LAUSR

Abstract Semi-dry flue-gas desulfurization (FGD) processes abate 99% of atmospheric emissions of sulfur dioxide from coal-fired power plants at the expense of producing daily tones of solid FGD residues containing sulfites, sulfates, carbonates and hydroxides of calcium and magnesium, besides fly-ashes. In this work, a fluidized-bed reactor pilot plant was used for experiments of dry-oxidation of FGD residues aiming at converting sulfites into sulfates in order to upgrade such residues for utilization as raw material to the cement industry. A two-dimensional design of experiments on the plane of feed air temperature and reactor time-on-stream was conducted in the pilot plant generating sulfite conversion data and transient reactor temperature profiles. These data were used for estimating the first-order kinetic parameters of sulfite conversion via non-linear regression following the Maximum Likelihood Principle.

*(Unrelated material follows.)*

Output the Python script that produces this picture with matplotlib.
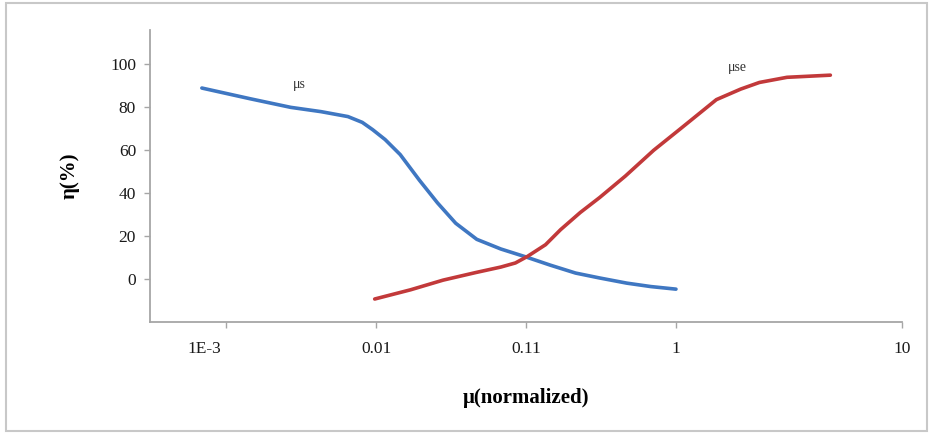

The optimized Arrhenius factor and Arrhenius activation energy obtained via the Nelder–Mead Flexible Simplex method were, respectively, 0.001 mol/kg.s.bar and 14146.5 J/mol. This kinetic model allows designing large-scale plants for treatment of semi-dry FGD residues in order to beneficiate it for utilization in the cement industry, avoiding the disposal and environmental costs of landfilling such residues.